--- begin PROVIDED DATA ---

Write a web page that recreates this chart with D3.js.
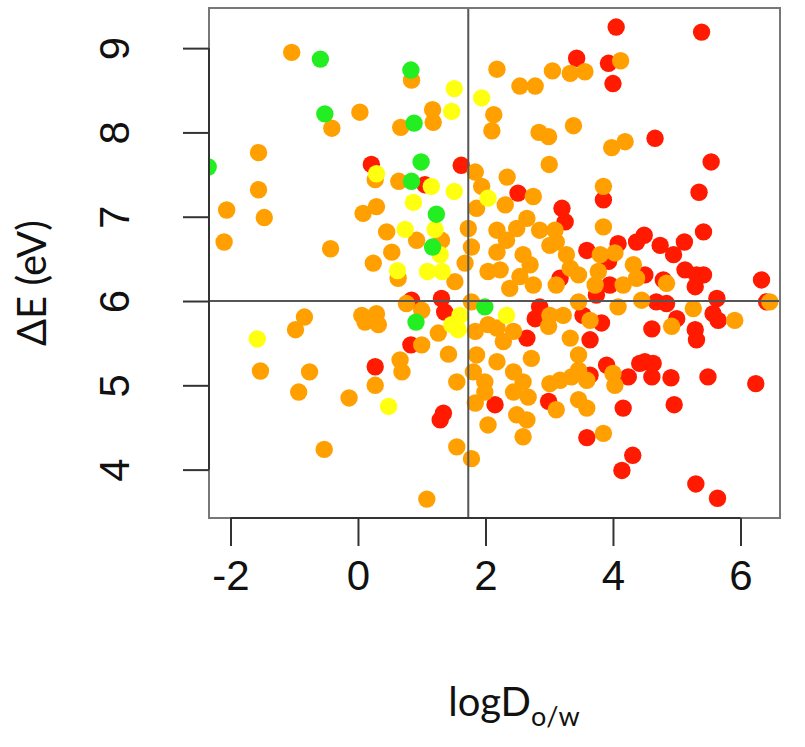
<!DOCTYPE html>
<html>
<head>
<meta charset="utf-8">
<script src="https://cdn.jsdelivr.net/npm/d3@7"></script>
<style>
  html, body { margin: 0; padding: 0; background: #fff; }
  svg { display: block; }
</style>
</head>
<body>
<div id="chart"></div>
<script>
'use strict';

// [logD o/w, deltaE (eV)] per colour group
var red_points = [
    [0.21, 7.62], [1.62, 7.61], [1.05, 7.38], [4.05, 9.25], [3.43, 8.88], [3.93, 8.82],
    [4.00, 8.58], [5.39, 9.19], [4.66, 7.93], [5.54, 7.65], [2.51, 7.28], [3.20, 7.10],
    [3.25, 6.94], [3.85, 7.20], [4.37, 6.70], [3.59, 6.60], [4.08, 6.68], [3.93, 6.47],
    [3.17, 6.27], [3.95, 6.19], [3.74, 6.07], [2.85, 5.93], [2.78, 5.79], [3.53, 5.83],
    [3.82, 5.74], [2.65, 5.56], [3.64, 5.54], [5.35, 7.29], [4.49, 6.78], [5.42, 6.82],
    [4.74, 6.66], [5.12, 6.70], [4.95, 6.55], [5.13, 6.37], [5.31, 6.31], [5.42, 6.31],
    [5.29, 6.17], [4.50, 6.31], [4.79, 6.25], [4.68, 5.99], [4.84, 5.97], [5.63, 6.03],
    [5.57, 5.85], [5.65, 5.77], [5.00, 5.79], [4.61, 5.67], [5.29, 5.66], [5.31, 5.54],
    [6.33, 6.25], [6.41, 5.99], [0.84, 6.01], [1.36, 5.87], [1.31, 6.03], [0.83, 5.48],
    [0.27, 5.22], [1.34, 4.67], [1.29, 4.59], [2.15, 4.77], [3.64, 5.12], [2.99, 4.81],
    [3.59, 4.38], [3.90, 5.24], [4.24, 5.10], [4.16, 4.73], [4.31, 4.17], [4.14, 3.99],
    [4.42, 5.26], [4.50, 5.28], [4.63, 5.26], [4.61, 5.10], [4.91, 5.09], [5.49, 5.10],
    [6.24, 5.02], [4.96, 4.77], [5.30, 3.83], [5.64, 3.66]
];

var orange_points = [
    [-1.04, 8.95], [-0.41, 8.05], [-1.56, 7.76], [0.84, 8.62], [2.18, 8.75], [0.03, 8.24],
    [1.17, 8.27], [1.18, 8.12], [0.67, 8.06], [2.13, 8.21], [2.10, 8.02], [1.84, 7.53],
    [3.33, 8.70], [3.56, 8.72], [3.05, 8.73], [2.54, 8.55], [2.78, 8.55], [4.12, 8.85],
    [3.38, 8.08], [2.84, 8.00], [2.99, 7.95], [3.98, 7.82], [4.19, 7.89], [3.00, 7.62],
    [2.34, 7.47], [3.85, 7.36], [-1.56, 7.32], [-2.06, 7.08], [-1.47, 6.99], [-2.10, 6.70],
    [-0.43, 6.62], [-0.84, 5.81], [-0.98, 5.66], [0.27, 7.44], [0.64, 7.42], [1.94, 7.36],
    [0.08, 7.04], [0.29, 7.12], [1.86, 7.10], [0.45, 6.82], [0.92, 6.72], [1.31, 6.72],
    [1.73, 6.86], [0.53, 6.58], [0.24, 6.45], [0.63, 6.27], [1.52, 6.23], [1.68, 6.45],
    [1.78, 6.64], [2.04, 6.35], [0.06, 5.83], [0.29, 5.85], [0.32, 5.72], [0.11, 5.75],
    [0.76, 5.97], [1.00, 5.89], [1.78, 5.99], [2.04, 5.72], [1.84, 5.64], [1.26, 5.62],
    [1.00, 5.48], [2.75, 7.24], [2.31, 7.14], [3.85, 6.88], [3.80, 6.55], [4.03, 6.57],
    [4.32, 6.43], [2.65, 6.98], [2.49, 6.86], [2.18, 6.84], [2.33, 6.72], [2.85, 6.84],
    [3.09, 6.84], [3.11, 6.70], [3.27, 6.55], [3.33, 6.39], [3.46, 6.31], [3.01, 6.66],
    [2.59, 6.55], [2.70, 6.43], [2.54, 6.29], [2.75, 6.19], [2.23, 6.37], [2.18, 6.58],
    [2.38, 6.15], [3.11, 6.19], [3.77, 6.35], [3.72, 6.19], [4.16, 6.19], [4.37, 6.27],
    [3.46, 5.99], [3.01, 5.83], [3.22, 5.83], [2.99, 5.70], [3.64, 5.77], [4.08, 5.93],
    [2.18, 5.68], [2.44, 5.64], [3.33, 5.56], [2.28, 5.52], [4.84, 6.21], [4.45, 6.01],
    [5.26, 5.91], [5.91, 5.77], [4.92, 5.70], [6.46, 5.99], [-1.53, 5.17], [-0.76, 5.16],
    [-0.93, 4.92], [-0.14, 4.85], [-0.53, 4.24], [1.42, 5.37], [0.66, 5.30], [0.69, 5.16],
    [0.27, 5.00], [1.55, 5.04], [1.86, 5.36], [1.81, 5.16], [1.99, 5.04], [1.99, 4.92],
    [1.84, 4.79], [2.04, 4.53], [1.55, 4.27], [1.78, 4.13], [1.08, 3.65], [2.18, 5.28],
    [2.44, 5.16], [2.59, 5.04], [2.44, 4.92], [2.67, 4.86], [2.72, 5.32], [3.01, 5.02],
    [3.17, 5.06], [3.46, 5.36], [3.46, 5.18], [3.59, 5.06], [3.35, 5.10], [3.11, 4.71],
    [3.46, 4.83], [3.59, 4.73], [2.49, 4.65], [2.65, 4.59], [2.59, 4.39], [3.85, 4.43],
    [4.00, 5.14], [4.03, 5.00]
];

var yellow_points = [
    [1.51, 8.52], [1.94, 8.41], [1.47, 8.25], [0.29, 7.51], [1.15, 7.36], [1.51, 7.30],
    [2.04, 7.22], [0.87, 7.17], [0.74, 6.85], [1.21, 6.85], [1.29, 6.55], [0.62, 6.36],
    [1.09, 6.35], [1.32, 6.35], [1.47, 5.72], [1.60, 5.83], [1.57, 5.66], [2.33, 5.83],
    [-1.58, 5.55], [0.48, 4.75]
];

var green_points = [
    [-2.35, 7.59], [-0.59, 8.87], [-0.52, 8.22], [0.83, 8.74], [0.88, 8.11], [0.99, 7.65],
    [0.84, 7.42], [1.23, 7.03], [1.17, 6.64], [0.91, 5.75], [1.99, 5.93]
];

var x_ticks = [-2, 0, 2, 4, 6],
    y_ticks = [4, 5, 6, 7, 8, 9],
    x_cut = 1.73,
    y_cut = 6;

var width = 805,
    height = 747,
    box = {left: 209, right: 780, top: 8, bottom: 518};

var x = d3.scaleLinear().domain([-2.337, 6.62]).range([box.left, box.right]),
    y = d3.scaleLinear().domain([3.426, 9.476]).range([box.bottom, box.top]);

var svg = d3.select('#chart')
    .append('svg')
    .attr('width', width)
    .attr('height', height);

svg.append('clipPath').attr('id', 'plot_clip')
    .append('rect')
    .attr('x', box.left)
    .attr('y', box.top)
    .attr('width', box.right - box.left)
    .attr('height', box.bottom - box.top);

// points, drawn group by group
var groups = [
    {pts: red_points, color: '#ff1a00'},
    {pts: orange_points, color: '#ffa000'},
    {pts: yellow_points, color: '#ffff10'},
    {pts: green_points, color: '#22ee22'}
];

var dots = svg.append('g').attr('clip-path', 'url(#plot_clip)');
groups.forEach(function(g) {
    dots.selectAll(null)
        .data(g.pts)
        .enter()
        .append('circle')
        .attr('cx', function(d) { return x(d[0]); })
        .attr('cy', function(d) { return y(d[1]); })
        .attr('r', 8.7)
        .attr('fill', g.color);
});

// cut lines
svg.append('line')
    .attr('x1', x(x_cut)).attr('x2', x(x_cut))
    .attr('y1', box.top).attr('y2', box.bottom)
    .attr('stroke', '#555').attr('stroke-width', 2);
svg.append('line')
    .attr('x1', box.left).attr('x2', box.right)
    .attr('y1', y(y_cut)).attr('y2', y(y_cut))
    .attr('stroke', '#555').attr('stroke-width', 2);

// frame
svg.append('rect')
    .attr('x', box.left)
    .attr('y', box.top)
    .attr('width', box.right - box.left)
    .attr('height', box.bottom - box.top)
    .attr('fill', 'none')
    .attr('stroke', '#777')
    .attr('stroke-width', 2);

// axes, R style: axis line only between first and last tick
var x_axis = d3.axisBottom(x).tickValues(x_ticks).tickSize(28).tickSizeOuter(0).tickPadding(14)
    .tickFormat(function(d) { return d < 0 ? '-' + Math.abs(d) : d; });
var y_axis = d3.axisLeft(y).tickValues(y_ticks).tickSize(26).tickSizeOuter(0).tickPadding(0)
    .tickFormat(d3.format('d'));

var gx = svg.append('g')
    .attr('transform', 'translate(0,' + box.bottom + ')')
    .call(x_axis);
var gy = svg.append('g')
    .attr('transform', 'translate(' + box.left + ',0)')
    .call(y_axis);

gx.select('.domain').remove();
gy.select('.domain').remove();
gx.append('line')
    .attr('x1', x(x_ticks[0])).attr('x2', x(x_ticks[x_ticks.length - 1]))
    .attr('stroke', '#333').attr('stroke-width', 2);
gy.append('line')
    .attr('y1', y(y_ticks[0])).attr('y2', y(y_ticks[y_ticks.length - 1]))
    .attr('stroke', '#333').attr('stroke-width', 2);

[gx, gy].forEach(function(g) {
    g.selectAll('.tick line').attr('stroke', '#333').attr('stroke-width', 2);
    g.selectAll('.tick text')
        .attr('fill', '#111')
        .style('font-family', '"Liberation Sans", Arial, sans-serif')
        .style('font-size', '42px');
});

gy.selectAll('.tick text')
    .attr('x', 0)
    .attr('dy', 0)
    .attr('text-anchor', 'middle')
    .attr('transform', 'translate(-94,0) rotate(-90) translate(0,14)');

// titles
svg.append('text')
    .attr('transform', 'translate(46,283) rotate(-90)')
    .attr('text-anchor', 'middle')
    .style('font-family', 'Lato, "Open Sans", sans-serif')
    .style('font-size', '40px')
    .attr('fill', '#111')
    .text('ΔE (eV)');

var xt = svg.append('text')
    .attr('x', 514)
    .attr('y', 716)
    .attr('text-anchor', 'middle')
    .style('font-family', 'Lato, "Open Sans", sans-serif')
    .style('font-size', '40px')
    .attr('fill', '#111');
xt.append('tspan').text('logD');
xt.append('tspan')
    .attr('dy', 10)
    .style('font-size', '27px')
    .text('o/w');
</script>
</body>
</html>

--- end PROVIDED DATA ---

• [TASK TO CARRY OUT]: Scan the listing above for the word "chart" and copy every line that holds it.

• [FINISHED ANSWER]:
Write a web page that recreates this chart with D3.js.
<div id="chart"></div>
var svg = d3.select('#chart')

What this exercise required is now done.